3. Which metrics are most useful for judging impact? Quality?

publications
- how many publications has it led to
- how many immediately associated with the dataset
- how many pubs have been derived from the dataset
- pubs by people who own the data versus pubs from other people (self-citation)
- quality of publications
data use
- number of downloads and on what time scale
- how many different disciplines have used the dataset
- use in education (downloads in a short period of time from one institution = educational use. esp. when tracked to .edu addresses)
- used in decision-making
has the dataset been peer-reviewed (quality)
- effort that went into peer review can indicate impact
- Ted Haberman - quality rubriques for data/metadata. if it’s gone through something like that, it’s a good * indication of quality
reproducibility. has it been reproduced? has someone documented a reproduction of the dataset?
does it lead to legislation, land management, policy etc.
who funded the data collection

4. What do repositories want to know about the data they hold?

its impact
whether there are any security issues
usage
- downloads, page visits
- knowing what community is downloading the data
- usage in primary literature
- usage outside of literature in science
- usage in education
where was data cited (hard reference) versus where was it referred to (softer indication)
how many times people are depositing data into a repository
number of datasets
number of people depositing dataset
click streams within sessions - how they are navigating through the system
relationships among datasets - cousins; derived; etc. would be great to have a visual of this
relationships between dataset usage. links between things and how they propagate. publications back to dataset back to people etc.

5. What repository decisions might be informed by that information?

when data isn’t being used, why not?
return on investment of developing a repository
deaccession (Varies depending on repository’s mission)
ability to get outside funding
developing our own cost models internally for charging users for data/service
ability to present views of the repo that are more customized for the user. user pages that describe how the data are used
collection development decisions
scope repository submissions to limit what is taken in in the future
define service tiers
define priorities
university-level impact of data

6. What metrics are repositories already looking at?

related publications
publication citation counts
usage stats - downloads

7. What privacy issues are repositories concerned about?

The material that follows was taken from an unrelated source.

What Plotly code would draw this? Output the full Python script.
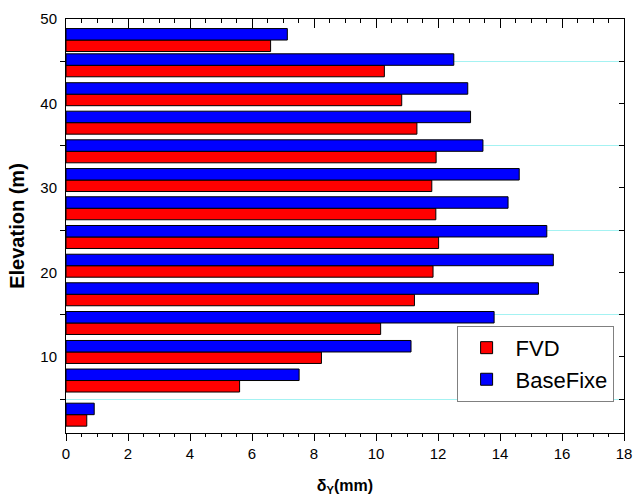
import plotly.graph_objects as go

# Data
elevation = [3.17, 7.21, 10.59, 14.02, 17.42, 20.80, 24.20, 27.60, 30.94, 34.34, 37.73, 41.10, 44.52, 47.51]
fvd = [0.67, 5.60, 8.24, 10.15, 11.24, 11.84, 12.02, 11.93, 11.80, 11.94, 11.32, 10.83, 10.27, 6.60]
basefixe = [0.91, 7.52, 11.13, 13.81, 15.24, 15.72, 15.51, 14.26, 14.62, 13.45, 13.05, 12.96, 12.51, 7.14]
series_names = ["FVD", "BaseFixe"]
x_ticks = [0, 2, 4, 6, 8, 10, 12, 14, 16, 18]
y_ticks = [10, 20, 30, 40, 50]
y_minor = [5, 15, 25, 35, 45]

BW = 1.36
FONT = "Arial, Liberation Sans, sans-serif"

fig = go.Figure()
fig.add_trace(go.Bar(
    x=fvd, y=elevation, orientation="h", name=series_names[0],
    width=BW, offset=-BW,
    marker=dict(color="#ff0000", line=dict(color="#000000", width=1)),
))
fig.add_trace(go.Bar(
    x=basefixe, y=elevation, orientation="h", name=series_names[1],
    width=BW, offset=0,
    marker=dict(color="#0000ff", line=dict(color="#000000", width=1)),
))
# empty trace to register the mirror (top/right) axes
fig.add_trace(go.Scatter(x=[], y=[], xaxis="x2", yaxis="y2", showlegend=False, hoverinfo="skip"))

fig.update_layout(
    width=633, height=499,
    margin=dict(l=66, r=9, t=19, b=66, autoexpand=False),
    paper_bgcolor="white", plot_bgcolor="white",
    barmode="overlay",
    font=dict(family=FONT, color="#000000", size=15),
    showlegend=True,
    legend=dict(
        x=0.70, y=0.167, xanchor="left", yanchor="middle",
        bgcolor="white", bordercolor="#808080", borderwidth=1,
        font=dict(family=FONT, size=22, color="#000000"),
        traceorder="normal", tracegroupgap=0, itemwidth=48,
    ),
    xaxis=dict(
        range=[0, 18], tickvals=x_ticks, ticks="outside", ticklen=7, tickwidth=1,
        tickcolor="#000000", showline=True, linecolor="#000000", linewidth=1,
        showgrid=False, zeroline=False, automargin=False, ticklabeloverflow="allow",
        tickfont=dict(size=15),
        minor=dict(dtick=0.5, tick0=0, ticks="outside", ticklen=3, tickcolor="#000000", showgrid=False),
        title=dict(text="<b>δ<sub>Y</sub>(mm)</b>", font=dict(size=16), standoff=18),
    ),
    yaxis=dict(
        range=[1, 50], tickvals=y_ticks, ticks="", showline=True, linecolor="#000000",
        linewidth=1, showgrid=False, zeroline=False, ticklabelstandoff=5, automargin=False,
        tickfont=dict(size=15),
        minor=dict(tickvals=y_minor, ticks="outside", ticklen=5, tickcolor="#000000",
                   showgrid=True, gridcolor="#a4f2f2", gridwidth=1),
        title=dict(text="<b>Elevation (m)</b>", font=dict(size=20), standoff=10),
    ),
    xaxis2=dict(
        range=[0, 18], overlaying="x", side="top", anchor="y2", tickvals=x_ticks,
        ticks="inside", ticklen=9, tickcolor="#000000", showticklabels=False, automargin=False,
        showline=True, linecolor="#000000", linewidth=1, showgrid=False, zeroline=False,
        minor=dict(dtick=0.5, tick0=0, ticks="inside", ticklen=4, tickcolor="#000000", showgrid=False),
    ),
    yaxis2=dict(
        range=[1, 50], overlaying="y", side="right", anchor="x2", dtick=5, tick0=0,
        ticks="inside", ticklen=5, tickcolor="#000000", showticklabels=False, automargin=False,
        showline=True, linecolor="#000000", linewidth=1, showgrid=False, zeroline=False,
    ),
)

fig.write_html("out.html", config={"displayModeBar": False},
               post_script="document.body.style.margin='0';")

European privacy laws / international privacy laws
violation of HIPPA laws
other organizations sucking up data out of repository (e.g., running mirrors of the ORNL DAAC in China. ORNL doesn’t get the download counts.

8. For each potential metric, what sources we should draw from?

textbooks for educational use
primary literature, publications
assessments that reference multiple datasets
national assessments
google searches for links to a dataset. will show up in a syllabus for example
download stats from repositories; feeds from IRs
funding bodies
Data citation index

9. What other projects should we know about?

TR data citation index
RDA working groups - one on article/data connection
Impact Story
Figshare
Elsevier - has a data something program with a web page asking for contributions to what metrics they should want. emdp.elseiver
Think-Up - impact of social media. commercial endeavour.

10. Who are the stakeholders?

Researchers
data repositories
librarians
funders
policy makers
university administrators
office of research
publishers
federal agencies - what’s most trustworthy data?